Rather it was what was on the floor. After pointing out an immense “doggy door,” he took us into the bedroom where curled up on cushions at the foot of the master bed was a huge black pig.
“This is Porky,” David said as he began to massage the swine’s considerable belly. Porky snorted a little and continued to wallow in its luxurious “pen.” “He loves to be petted,” said David beaming almost with parental pride.
I gave Porky a good rub
Okay! I reached down and touched the beast’s snout. Then, I moved my hand to his stomach and gave Porky a good rub. He liked it. Like my former dog Taco, he tried to shift a little to maximize the treatment. “Nice,” I said tentatively, afraid there might be a boa constrictor in the closet.
As we walked outside, David explained that the 200-pound pig was house broken and a real member of the family. As if I couldn’t tell. (In fact, for years “porkypig” was the on-line handle for Dave and Juanita in a popular Baja forum.)
The twilight sky was filled with small birds, pumping and twitting their small wings and flying in almost corkscrew fashion about the grounds. They looked like the square-tailed cliff swallows of the San Juan Capistrano Mission legend. “Swallows,” confirmed David, explaining that the swallows arrive at their San Quintín reverie about a week before their heralded March 17 appearance at Capistrano some 275 miles farther north.
As the small birds darted this way and that, I could see their mud homes constructed under the eaves of several motel rooms.
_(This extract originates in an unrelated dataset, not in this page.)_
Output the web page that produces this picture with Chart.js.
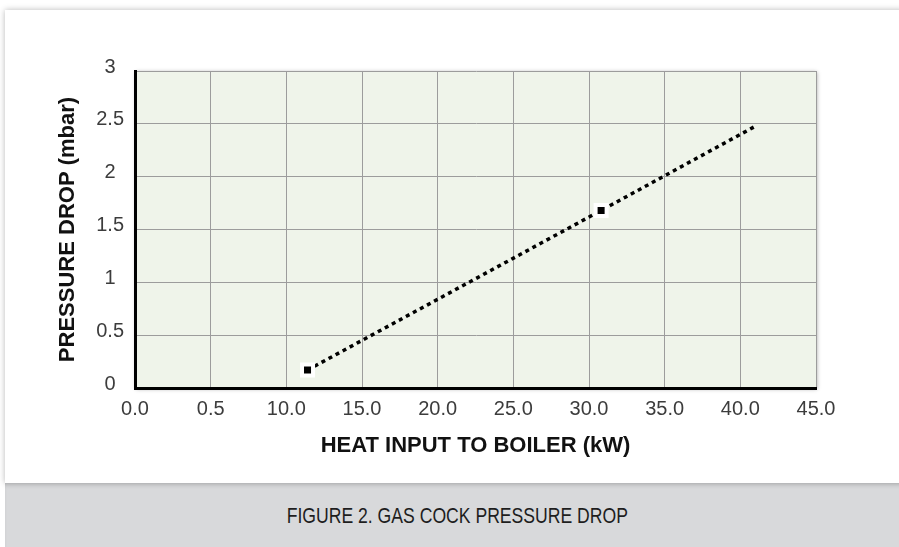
<!DOCTYPE html>
<html>
<head>
<meta charset="utf-8">
<script src="https://cdn.jsdelivr.net/npm/chart.js@4/dist/chart.umd.min.js"></script>
<style>
  html, body { margin: 0; padding: 0; background: #fff; }
  body { width: 899px; height: 547px; position: relative; overflow: hidden; }
  .card {
    position: absolute; left: 5px; top: 10px; width: 900px; height: 473px;
    background: #fff; box-shadow: 0 0 6px rgba(0, 0, 0, 0.28);
  }
  .chartBox { position: absolute; left: 0; top: 0; width: 894px; height: 473px; }
  .caption {
    position: absolute; left: 5px; top: 483px; width: 900px; height: 64px;
    background: #d8d9db; box-shadow: inset 0 4px 5px -3px rgba(0, 0, 0, 0.25);
    text-align: center; line-height: 70px;
    padding-left: 4px; box-sizing: border-box;
  }
  .caption span {
    display: inline-block; transform: scaleX(0.8);
    font-family: "Liberation Sans", Arial, sans-serif;
    font-size: 22px; color: #1e1e1e; line-height: 1;
  }
</style>
</head>
<body>
<div class="card">
  <div class="chartBox"><canvas id="grafico"></canvas></div>
</div>
<div class="caption"><span>FIGURE 2. GAS COCK PRESSURE DROP</span></div>
<script>
// values
const heatInput = [11.4, 30.8, 40.9];
const pressureDrop = [0.17, 1.68, 2.47];
const xTickLabels = ["0.0", "0.5", "10.0", "15.0", "20.0", "25.0", "30.0", "35.0", "40.0", "45.0"];
const yTickLabels = ["0", "0.5", "1", "1.5", "2", "2.5", "3"];

const ctx = document.getElementById("grafico");

const plotBackground = {
  id: "plotBackground",
  beforeDraw(chart) {
    const { ctx, chartArea: a } = chart;
    ctx.save();
    ctx.shadowColor = "rgba(0, 0, 0, 0.35)";
    ctx.shadowBlur = 4;
    ctx.shadowOffsetX = 1;
    ctx.shadowOffsetY = 1;
    ctx.fillStyle = "#eff4ea";
    ctx.fillRect(a.left, a.top, a.right - a.left, a.bottom - a.top);
    ctx.restore();
  }
};

const tickFont = { family: "'Liberation Sans', Arial, sans-serif", size: 20 };
const titleFont = { family: "'Liberation Sans', Arial, sans-serif", size: 22, weight: "bold" };

new Chart(ctx, {
  type: "scatter",
  data: {
    datasets: [{
      data: heatInput.map((x, i) => ({ x, y: pressureDrop[i] })),
      showLine: true,
      borderColor: "#000",
      borderWidth: 3.5,
      borderDash: [4, 4],
      pointStyle: "rect",
      pointRadius: c => (c.dataIndex === heatInput.length - 1 ? 0 : 7.8),
      pointBackgroundColor: "#000",
      pointBorderColor: "#fff",
      pointBorderWidth: 4
    }]
  },
  options: {
    responsive: true,
    maintainAspectRatio: false,
    animation: false,
    layout: { padding: { left: 40, right: 83, top: 61, bottom: 20 } },
    plugins: { legend: { display: false }, tooltip: { enabled: false } },
    scales: {
      x: {
        type: "linear",
        min: 0,
        max: 45,
        afterFit: s => { s.height = 75; },
        ticks: {
          stepSize: 5,
          padding: 9,
          color: "#3c3c3c",
          font: tickFont,
          maxRotation: 0,
          callback: (v, i) => xTickLabels[i]
        },
        grid: { color: "#9c9c9c", lineWidth: 1, drawTicks: false },
        border: { color: "#000", width: 3 },
        title: {
          display: true,
          text: "HEAT INPUT TO BOILER (kW)",
          color: "#111",
          font: titleFont,
          padding: { top: 0, bottom: 4 }
        }
      },
      y: {
        min: 0,
        max: 3,
        afterFit: s => { s.width = 90; },
        ticks: {
          stepSize: 0.5,
          padding: 11,
          crossAlign: "center",
          labelOffset: -4,
          color: "#3c3c3c",
          font: tickFont,
          callback: (v, i) => yTickLabels[i]
        },
        grid: { color: "#9c9c9c", lineWidth: 1, drawTicks: false },
        border: { color: "#000", width: 3 },
        title: {
          display: true,
          text: "PRESSURE DROP (mbar)",
          color: "#111",
          font: titleFont,
          padding: { top: 10, bottom: 0 }
        }
      }
    }
  },
  plugins: [plotBackground]
});
</script>
</body>
</html>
David beamed, “We like ‘em. When we paint, we even paint around their homes. In fact, the mosquito population drops to zero once they arrive.
“I tried to attract bats to stay here when the swallows go south, but they didn’t seem to appreciate the homes I built for them,” he continued as darkness enveloped the area. Fickle bats.
Before we left, David pointed to a small house being constructed on a nearby lot. “Now that it’s just us, we’re going to move to that smaller house being built over there.” He went on to explain that it would be similar to the environmentally conscious buildings that Roy Mahoof and Becky Aparicio had built at Eco Mundo, south of Mulege. That is, made out of bales of straw and mud.
But with Porky around, I don’t know if I’d want a straw house. What was it about that legend of the three little pigs? Apparently, it was not a problem as the house was finished not long thereafter.
According to a March 2001 e-mail from Juanita, “Dave and I have finally retired to our straw bale house here at Rancho Cielito Lindo with Poncho our dog, Porky Pig, and Charlie cat. Esteban Valdez Espinoza has purchased the 12-acre business portion of the rancho and has taken over its operation. This portion is basically the bar and restaurant, motel, RV and camping area, and the big house. Dave and I will still be running the rest of the 400 acres including homesites and monthly RV sites.”
2023 Note: Juanita and David had made major renovations to the place and then helped Esteban manage Cielito Lindo until it sold again in 2010. With new owners the animal population began its decline. Porky went to that big sty in the sky and “Baby,” the burro that delighted children by pulling a cart around the property, died of old age in 2012.
While its zoo-inspired days are gone, Cielito Lindo today is an historic slice of vintage Baja that still offers good food, camaraderie, and comfortable, affordable rooms.